Whether you have managed one team or several, each team is unique. Each team member is different and your initial obligation to be receptive to everyone is important for them to see. Ask yourself a few questions, such as: Am I comfortable taking on this diversity management role and discussing challenging issues? Do I understand how culture influences attitude and behaviors in the workplace? Am I aware of stereotypes that I hold about other groups? Will I recognize negative behaviors exhibited in the team, and willing to confront them? Will I see people positively and recognize them for their contributions? Throughout the team engagement, be mindful of the elements of team building: storming, norming, and performing.

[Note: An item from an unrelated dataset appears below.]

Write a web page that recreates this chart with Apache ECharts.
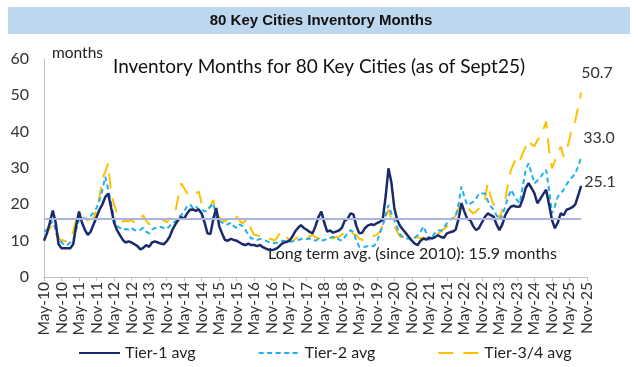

These should be intuitively monitored as you observe team members while sharpening effective communication methods that embrace diversity and inclusion with your team. In a recent study on working conditions in the United States published by the Rand Corporation, one in five workers say they face a hostile, disturbing, or threatening social environment. Faced with certain unfavorable conditions in the workplace, managers of diverse teams must be alert as much as possible, watching for any signs of stress in team members.
No one should expect the manager to be fully prepared or knowledgeable. However, armed with good intentions, great communication skills, general command of team dynamics, a manager can be effective in leading the team to achieve optimal outcomes.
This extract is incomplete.